The Pentagon on Monday proposed to allocate $12.9 billion to the country's overall missile defense, including about $9.9 billion for the Missile Defense Agency. The figure is $2 billion more than MDA's previous request.

Pentagon Comptroller David Norquist told reporters the budget request reflects calls in the National Defense Strategy to focus investments on "layered missile defense and disruptive capabilities" to defend against theater missile threats and the ballistic missile threat from Pyongyang.

North Korea claimed in November it had successfully launched an intercontinental ballistic missile, or ICBM, capable of striking anywhere on the U.S. mainland, adding urgency to calls by defense officials to repair cracks in the nation's missile defense system.

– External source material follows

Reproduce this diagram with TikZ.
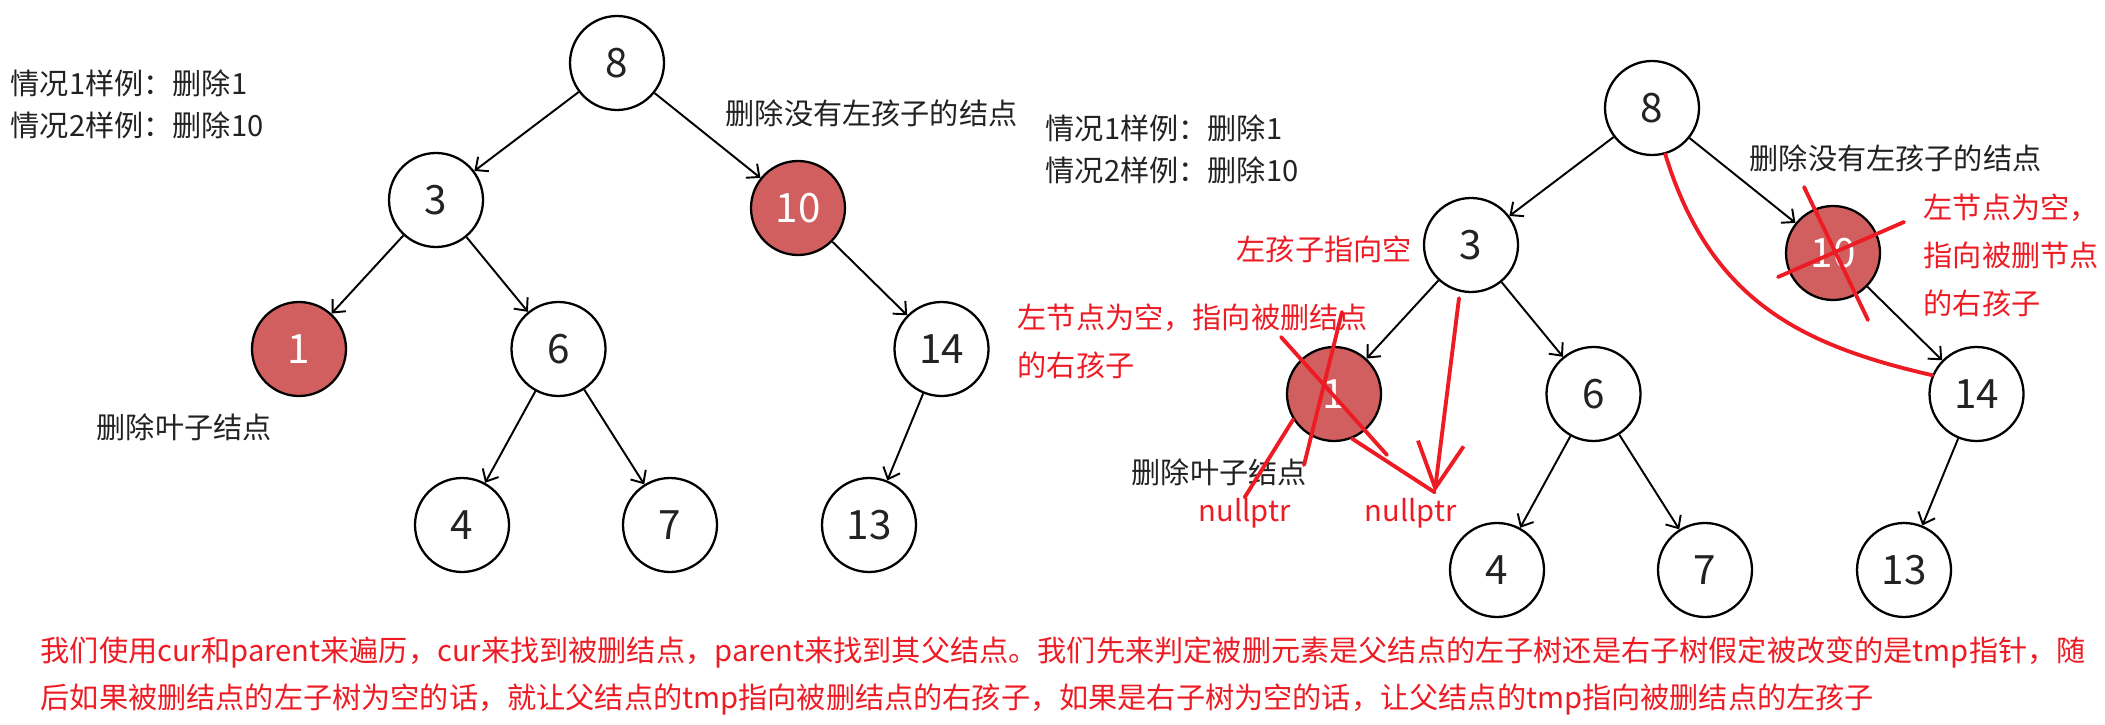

The United States today relies on ground-based interceptors in Alaska and California along with a floating sea-based radar system to detect and destroy missiles headed toward the homeland, but both are limited in operability.

The 2019 budget calls for an increase to the number of missile interceptors from 44 to 64, with the 20 new interceptors to be based in Alaska, but the ground-based system is unreliable. The interceptors have failed to hit their target in 50 percent of tests.

The Pentagon also requested funding for the Army's Terminal High Altitude Area Defense (THAAD) and the Navy's sea-based Aegis system. Though the Aegis radar has proved successful in tests, it was designed primarily to defend against short-range targets and has only been tested once against an intermediate-range target.

The budget also urges greater investment in research for programs to defend against hypersonic weapons recently tested by China and Russia.

Air Force Gen. Paul Selva, the vice chairman of the Joint Chiefs of Staff, said last month the United States has forgone its "technical advantage in hypersonics."